A eliminação, em um contrato de trabalho criado através de um recurso legislativo infraconstitucional, do exercício de direitos fundamentais, consiste tentativa infrutífera de dar fim ao vigor de certos artigos da Lei Suprema, os quais permanecem intactos e atingem obrigatoriamente todo e qualquer ato normativo, seja de origem estatal, seja particular, eivando a todos os que não respeitarem sua letra de inconstitucionalidade. O mencionado contrato desvaloriza profundamente o trabalho humano, transformando todo o trabalhador, daquela oportunidade legislativa infraconstitucional em diante, em mero prestador de serviços (que assume uma condição semelhante à daquele que, contratado por prazo indeterminado, apenas completou o período de experiência), sem acesso legal à garantias fundamentais que auxiliam a conduzir ao equilíbrio a contraprestação por suas atividades, bem como, põe em risco, numa progressão geométrica, a continuidade da existência de oportunidades que permitam uma relação de emprego.
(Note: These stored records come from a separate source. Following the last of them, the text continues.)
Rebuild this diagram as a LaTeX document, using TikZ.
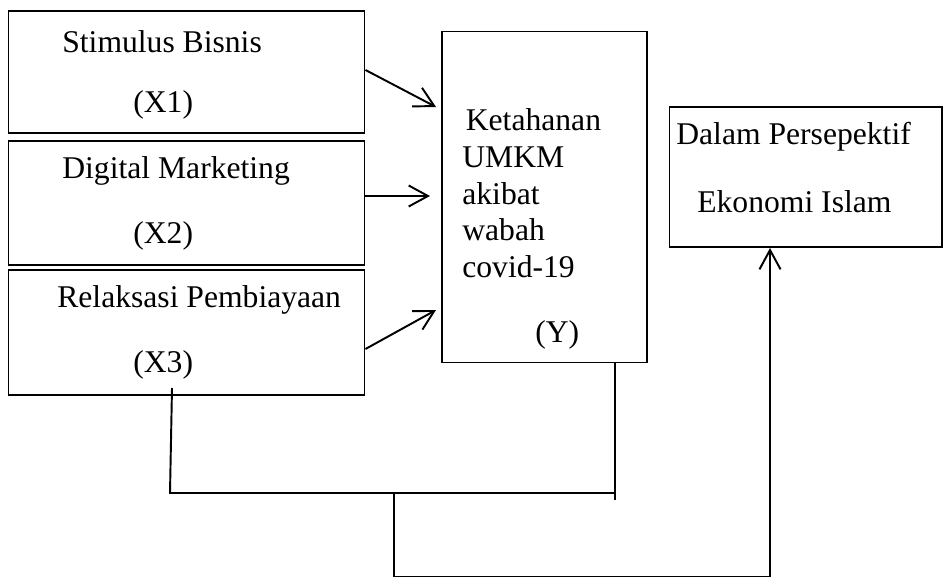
\documentclass[tikz,border=0pt]{standalone}
\usepackage{fontspec}
\setmainfont{Liberation Serif}
\usetikzlibrary{arrows.meta}
\tikzset{
    box/.style={draw=black, line width=0.6pt, inner sep=0pt},
    txt/.style={anchor=west, inner sep=0pt, font=\fontsize{18}{21}\selectfont},
    link/.style={draw=black, line width=1.1pt},
    arrow/.style={draw=black, line width=1.1pt, -{Straight Barb[length=11pt,width=12pt]}}
}

\begin{document}
\begin{tikzpicture}[x=0.02cm, y=-0.02cm]
    \useasboundingbox (0,0) rectangle (950,578);

    % boxes
    \node[box, minimum width=7.14cm, minimum height=2.44cm] (x1) at (186.5,72) {};
    \node[box, minimum width=7.14cm, minimum height=2.48cm] (x2) at (186.5,203) {};
    \node[box, minimum width=7.14cm, minimum height=2.5cm] (x3) at (186.5,332.5) {};
    \node[box, minimum width=4.1cm, minimum height=6.64cm] (y) at (544.5,197) {};
    \node[box, minimum width=5.46cm, minimum height=2.8cm] (islam) at (805.5,177) {};

    % texts
    \node[txt] (x1a) at (62,42) {Stimulus Bisnis};
    \node[txt] (x1b) at (133,105) {(X1)};
    \node[txt] (x2a) at (62,171) {Digital Marketing};
    \node[txt] (x2b) at (133,236) {(X2)};
    \node[txt] (x3a) at (57,300) {Relaksasi Pembiayaan};
    \node[txt] (x3b) at (133,365) {(X3)};
    \node[txt, align=left, anchor=north west] (ya) at (462,108) {\hspace{2pt}Ketahanan\\UMKM\\akibat\\wabah\\covid-19};
    \node[txt] (yb) at (535,335) {(Y)};
    \node[txt] (isa) at (676,137) {Dalam Persepektif};
    \node[txt] (isb) at (697,202) {Ekonomi Islam};

    % free ends
    \coordinate (t1) at (436,107);
    \coordinate (t2) at (430,196);
    \coordinate (t3) at (436,310);
    \coordinate (x3foot) at (172,388);
    \coordinate (yfoot) at (615,363);
    \coordinate (yjoin) at (615,493);
    \coordinate (yend) at (615,500);
    \coordinate (branch) at (394,493);
    \coordinate (islamfoot) at (770,248);

    % arrows
    \draw[arrow] ([yshift=0.04cm]x1.east) -- (t1);
    \draw[arrow] (x2.east |- t2) -- (t2);
    \draw[arrow] ([yshift=-0.33cm]x3.east) -- (t3);

    % lines
    \draw[link] (x3foot) -- (170,493) -- (yjoin);
    \draw[link] (yfoot) -- (yend);
    \draw[arrow] (branch) -- (394,576.5) -| (islamfoot);
\end{tikzpicture}
\end{document}
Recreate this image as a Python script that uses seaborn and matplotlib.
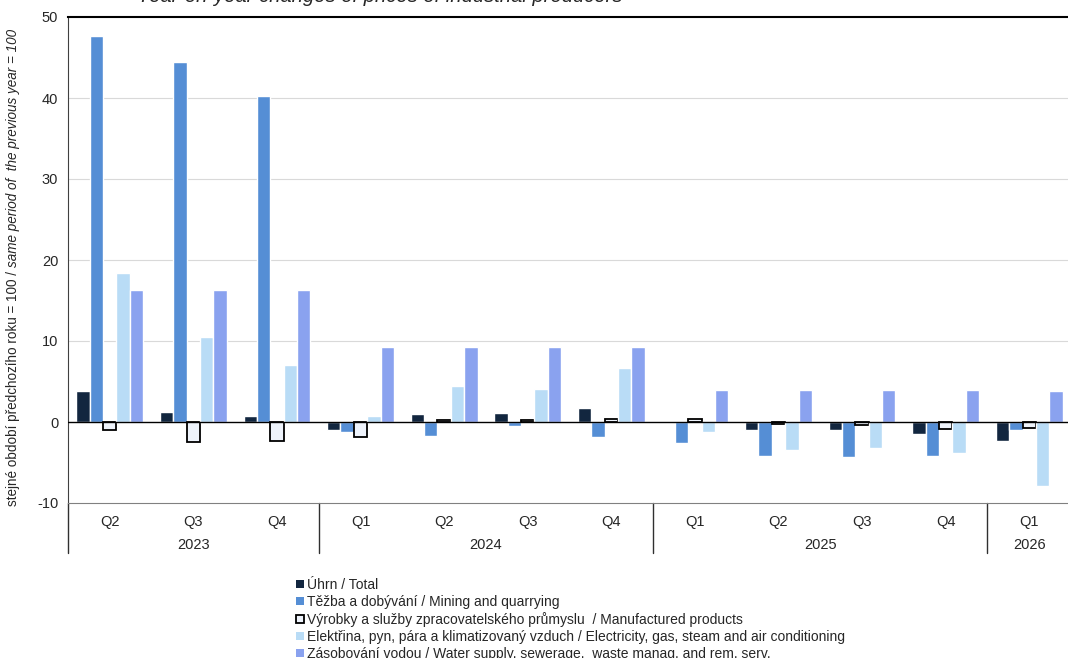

Outro aspecto resultante da aplicação do contrato de prazo determinado livre de contribuições sociais, corresponde à desatenção ao estímulo que a Constituição Federal fornece à autonomia normativa, visto que termina inibindo, ademais, com qualquer possibilidade de autocomposição de conflitos de interesses antagônicos, em especial a negociação direta e espontânea entre os parceiros sociais da produção, o diálogo. É importantíssimo o incentivo à prática da negociação espontânea e voluntária em vários e ilimitados âmbitos de contratação, porquanto é desse modo que muitas alternativas originais têm sido descortinadas para transpor os males econômicos, definindo a verdadeira expressão da autonomia normativa, a fonte primeira do Direito do Trabalho.